From the entries below, print exactly the span beginning with the line holding "Recreate this image" and ending with the line holding "import matplotlib.pyplot as plt", endpoints included, and skip any pictures.

§ **Records provided**
☆ ☆ ☆ ☆ ☆

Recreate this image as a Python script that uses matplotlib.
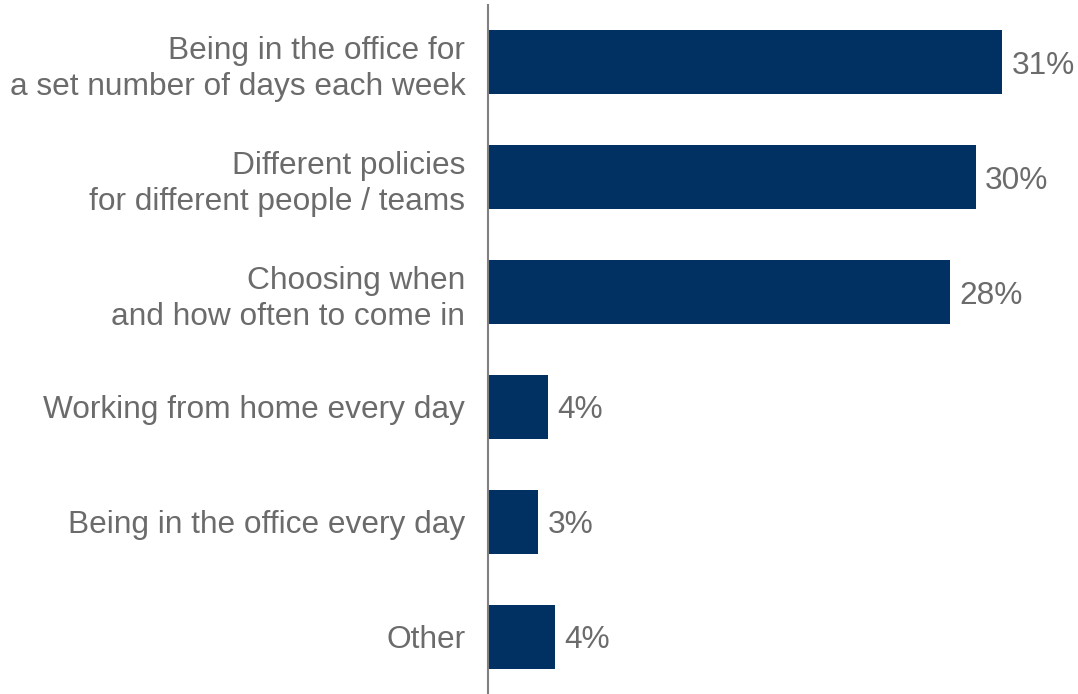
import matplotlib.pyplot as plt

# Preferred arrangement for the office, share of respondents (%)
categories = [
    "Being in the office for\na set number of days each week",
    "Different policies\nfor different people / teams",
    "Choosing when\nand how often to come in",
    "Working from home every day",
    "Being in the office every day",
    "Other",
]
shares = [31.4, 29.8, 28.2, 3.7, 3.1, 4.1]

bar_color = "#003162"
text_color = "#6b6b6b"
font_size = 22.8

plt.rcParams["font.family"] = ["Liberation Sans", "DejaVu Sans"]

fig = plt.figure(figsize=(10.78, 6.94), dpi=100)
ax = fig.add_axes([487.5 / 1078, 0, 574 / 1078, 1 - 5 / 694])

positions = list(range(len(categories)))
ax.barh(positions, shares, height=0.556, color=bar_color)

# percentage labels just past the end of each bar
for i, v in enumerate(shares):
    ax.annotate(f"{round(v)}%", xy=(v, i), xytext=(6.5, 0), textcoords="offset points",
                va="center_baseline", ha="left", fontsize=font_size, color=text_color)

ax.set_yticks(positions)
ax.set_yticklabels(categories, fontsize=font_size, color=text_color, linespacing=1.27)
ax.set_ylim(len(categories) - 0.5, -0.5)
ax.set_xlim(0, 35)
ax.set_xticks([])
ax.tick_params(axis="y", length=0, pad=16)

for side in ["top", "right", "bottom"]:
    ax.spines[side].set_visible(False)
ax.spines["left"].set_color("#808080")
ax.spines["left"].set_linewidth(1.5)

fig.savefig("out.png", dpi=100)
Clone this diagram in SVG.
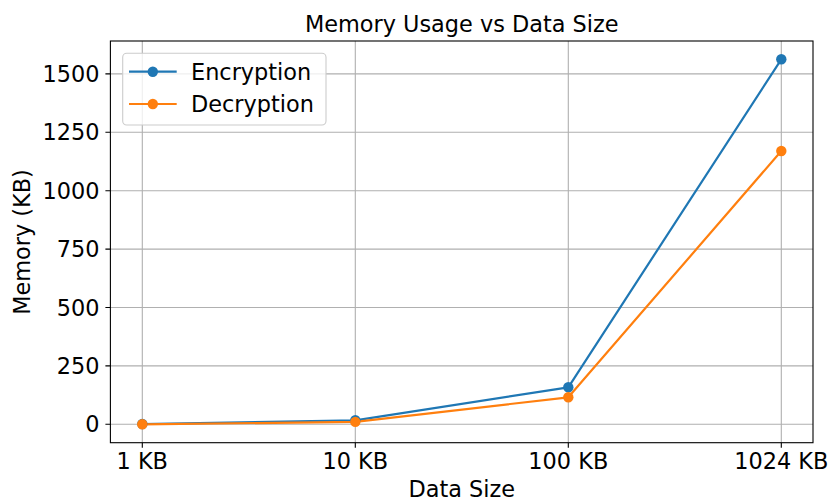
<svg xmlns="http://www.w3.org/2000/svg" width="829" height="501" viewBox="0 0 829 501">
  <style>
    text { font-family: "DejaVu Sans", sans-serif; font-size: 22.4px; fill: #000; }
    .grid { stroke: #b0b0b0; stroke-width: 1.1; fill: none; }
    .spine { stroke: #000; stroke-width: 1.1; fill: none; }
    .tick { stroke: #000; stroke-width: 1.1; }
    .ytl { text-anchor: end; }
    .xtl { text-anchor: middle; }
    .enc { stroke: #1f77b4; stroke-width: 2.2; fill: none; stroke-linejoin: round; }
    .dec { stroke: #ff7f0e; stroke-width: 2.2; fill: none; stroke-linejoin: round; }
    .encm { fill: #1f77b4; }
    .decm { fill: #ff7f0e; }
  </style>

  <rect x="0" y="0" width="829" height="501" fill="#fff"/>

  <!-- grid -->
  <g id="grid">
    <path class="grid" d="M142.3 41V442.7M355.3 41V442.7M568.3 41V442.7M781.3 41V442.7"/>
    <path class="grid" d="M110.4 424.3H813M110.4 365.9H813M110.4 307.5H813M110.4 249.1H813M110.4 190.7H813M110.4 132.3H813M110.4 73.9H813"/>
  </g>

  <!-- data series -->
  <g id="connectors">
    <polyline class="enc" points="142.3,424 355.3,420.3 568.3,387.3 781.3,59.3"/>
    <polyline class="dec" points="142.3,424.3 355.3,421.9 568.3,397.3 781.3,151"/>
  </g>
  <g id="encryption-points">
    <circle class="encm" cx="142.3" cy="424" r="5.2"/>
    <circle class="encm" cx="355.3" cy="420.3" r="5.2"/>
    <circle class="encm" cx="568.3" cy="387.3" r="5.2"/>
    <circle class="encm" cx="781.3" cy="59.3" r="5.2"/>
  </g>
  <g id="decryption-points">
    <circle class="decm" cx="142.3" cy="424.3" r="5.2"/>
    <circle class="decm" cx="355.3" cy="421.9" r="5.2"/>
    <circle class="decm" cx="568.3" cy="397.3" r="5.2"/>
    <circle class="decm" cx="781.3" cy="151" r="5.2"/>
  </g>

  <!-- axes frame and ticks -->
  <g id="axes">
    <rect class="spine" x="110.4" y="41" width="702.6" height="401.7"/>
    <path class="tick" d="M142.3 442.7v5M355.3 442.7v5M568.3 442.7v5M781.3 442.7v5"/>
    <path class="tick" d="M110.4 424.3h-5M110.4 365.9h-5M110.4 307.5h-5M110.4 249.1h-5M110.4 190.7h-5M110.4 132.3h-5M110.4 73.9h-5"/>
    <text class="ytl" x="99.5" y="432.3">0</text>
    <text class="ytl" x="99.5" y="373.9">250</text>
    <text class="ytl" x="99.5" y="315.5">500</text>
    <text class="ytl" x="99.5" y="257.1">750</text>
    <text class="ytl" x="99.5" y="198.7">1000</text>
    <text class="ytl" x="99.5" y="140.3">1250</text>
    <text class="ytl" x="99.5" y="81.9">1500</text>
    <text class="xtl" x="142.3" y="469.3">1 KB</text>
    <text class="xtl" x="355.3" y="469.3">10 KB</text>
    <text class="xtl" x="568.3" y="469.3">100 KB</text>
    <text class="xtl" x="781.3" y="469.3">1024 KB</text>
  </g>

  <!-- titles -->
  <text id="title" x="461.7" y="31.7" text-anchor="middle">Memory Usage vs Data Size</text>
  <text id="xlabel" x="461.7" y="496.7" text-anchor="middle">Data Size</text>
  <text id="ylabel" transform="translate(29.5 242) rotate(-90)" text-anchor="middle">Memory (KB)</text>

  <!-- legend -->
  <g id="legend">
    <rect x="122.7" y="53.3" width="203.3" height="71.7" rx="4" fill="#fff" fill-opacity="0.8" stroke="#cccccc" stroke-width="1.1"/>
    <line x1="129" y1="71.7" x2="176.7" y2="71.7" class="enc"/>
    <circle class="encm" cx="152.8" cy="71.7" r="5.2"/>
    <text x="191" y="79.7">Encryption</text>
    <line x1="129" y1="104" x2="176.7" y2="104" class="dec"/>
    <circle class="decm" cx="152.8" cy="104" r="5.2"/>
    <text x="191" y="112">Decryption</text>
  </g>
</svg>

☆ ☆ ☆ ☆ ☆

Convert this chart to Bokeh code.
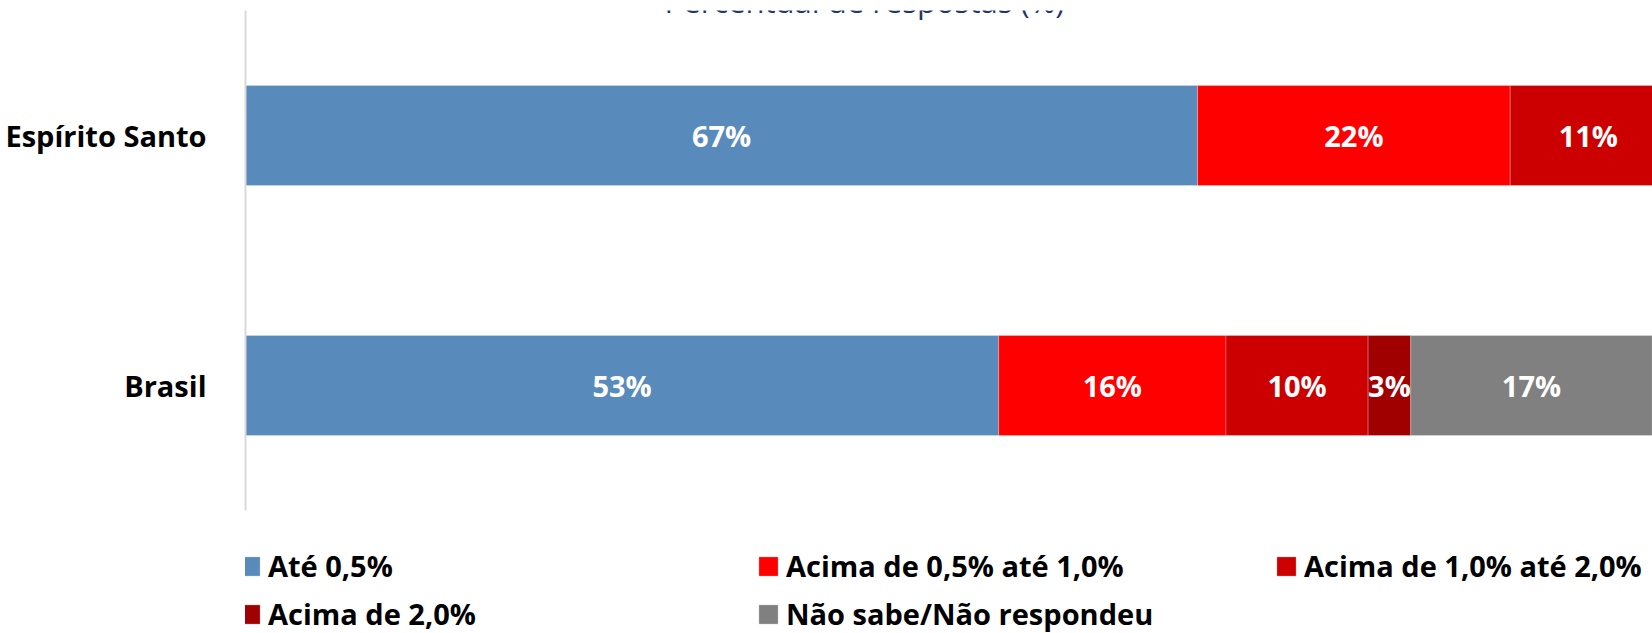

☆ ☆ ☆ ☆ ☆

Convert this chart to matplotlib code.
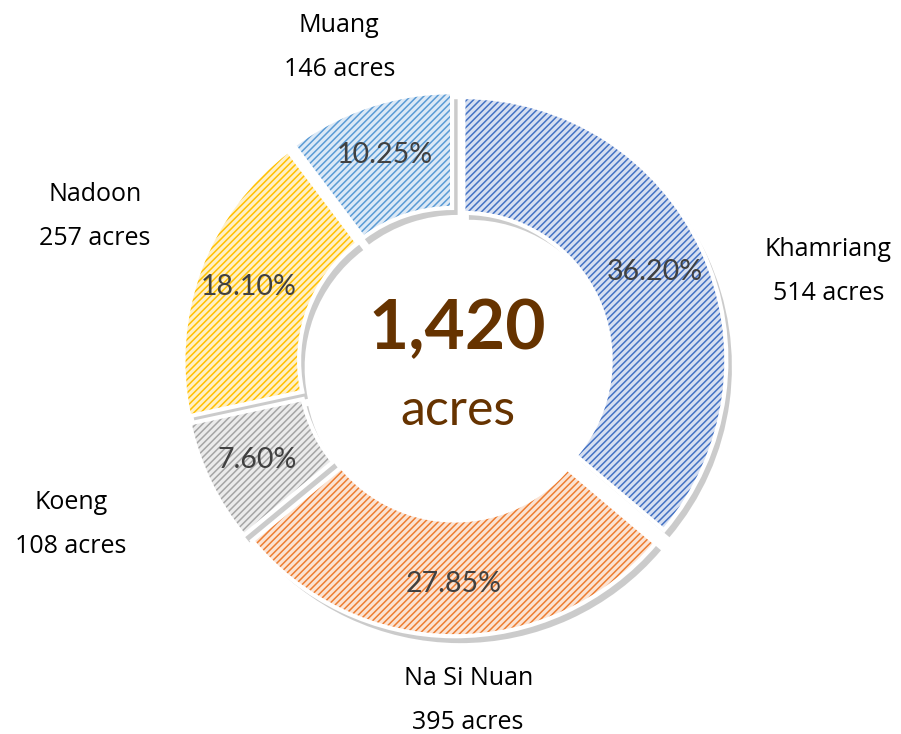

☆ ☆ ☆ ☆ ☆

§ **Final result**
Recreate this image as a Python script that uses matplotlib.
import matplotlib.pyplot as plt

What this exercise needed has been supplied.